Novel low-humidity sensors were fabricated by the in situ photopolymerization of polypyrrole/Ag/TiO2 nanoparticles (PPy/Ag/TiO2 NPs) composite thin films on a quartz-crystal microbalance (QCM). The characterizations of the thin films were analyzed by scanning electron microscopy (SEM) and atomic force microscopy (AFM). The sensitivity increased with the doping amount of TiO2 NPs. The PPy/Ag/50 wt% of TiO2 NPs composite thin films exhibited excellent sensitivity (0.0246 −ΔHz/Δppmv at 171.1 ppmv), linearity (R2 = 0.9576) and a short response time (12 s at 55.0 ppmv). The low-humidity sensing mechanism was elucidated in terms of surface texture and the nanostructural morphology of the composite materials.
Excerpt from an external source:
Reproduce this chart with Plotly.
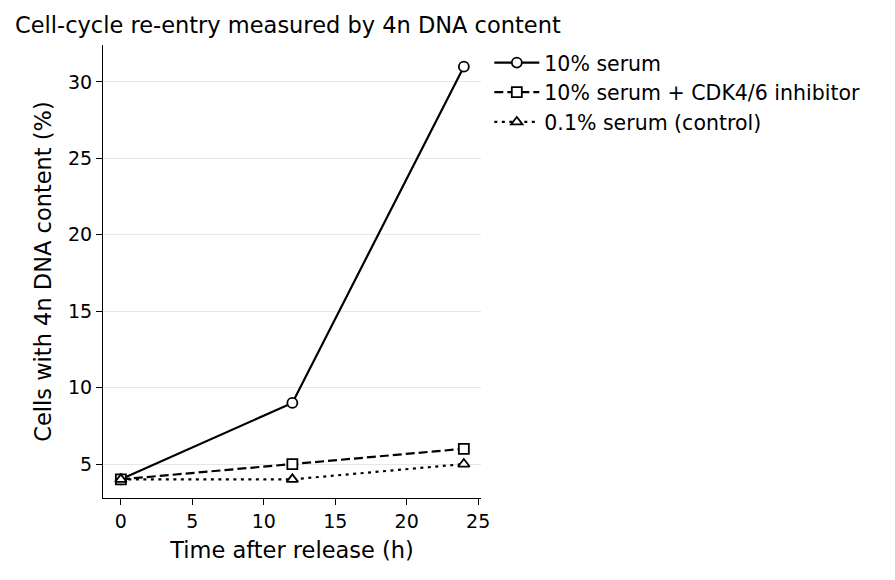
import plotly.graph_objects as go

# Данные
hours = [0, 12, 24]
serum_10 = [4, 9, 31]
serum_10_cdk = [4, 5, 6]
serum_01 = [4, 4, 5]

series = [
    ("10% serum", serum_10, "solid", "circle"),
    ("10% serum + CDK4/6 inhibitor", serum_10_cdk, "9px,4px", "square"),
    ("0.1% serum (control)", serum_01, "3px,4.5px", "triangle-up"),
]

fig = go.Figure()
for name, vals, dash, symbol in series:
    fig.add_trace(go.Scatter(
        x=hours, y=vals, name=name, mode="lines+markers",
        line=dict(color="black", width=2.2, dash=dash),
        marker=dict(symbol=symbol, size=10, color="white", line=dict(width=1.8, color="black")),
    ))

# страница имеет отступ 8px, поэтому поля сдвинуты
fig.update_layout(
    width=895, height=580,
    margin=dict(l=95, r=422, t=37, b=90),
    paper_bgcolor="white", plot_bgcolor="white",
    font=dict(family="DejaVu Sans", size=19, color="black"),
    title=dict(text="Cell-cycle re-entry measured by 4n DNA content",
               x=7 / 895, xanchor="left", y=1 - 17 / 580, yanchor="middle",
               font=dict(size=22.5)),
    legend=dict(x=1.022, y=1.005, xanchor="left", yanchor="top",
                bgcolor="rgba(0,0,0,0)", font=dict(size=20.5), tracegroupgap=0,
                itemwidth=45),
    showlegend=True,
)
fig.update_xaxes(
    title=dict(text="Time after release (h)", font=dict(size=22.5), standoff=11),
    range=[-1.25, 25.2], tickvals=[0, 5, 10, 15, 20, 25],
    tickfont=dict(size=19),
    showline=True, linecolor="black", linewidth=1.2,
    ticks="outside", ticklen=6, tickcolor="black",
    showgrid=False, zeroline=False,
)
fig.update_yaxes(
    title=dict(text="Cells with 4n DNA content (%)", font=dict(size=22.5), standoff=10),
    range=[2.78, 32.42], tickvals=[5, 10, 15, 20, 25, 30],
    tickfont=dict(size=19),
    showline=True, linecolor="black", linewidth=1.2,
    ticks="outside", ticklen=6, tickcolor="black",
    showgrid=True, gridcolor="#e6e6e6", gridwidth=1, zeroline=False,
)

fig.write_html("out.html")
Additionally, based on the dynamic analysis of adsorption, the association constants of water vapor molecules with PPy/Ag and PPy/Ag/50 wt% TiO2 NPs composite thin films were estimated to be 81.6 and 227.9 M−1, respectively, explaining the effect of adding 50 wt% TiO2 NPs to PPy/Ag; the sensitivity to low humidity increased as the association constant increased.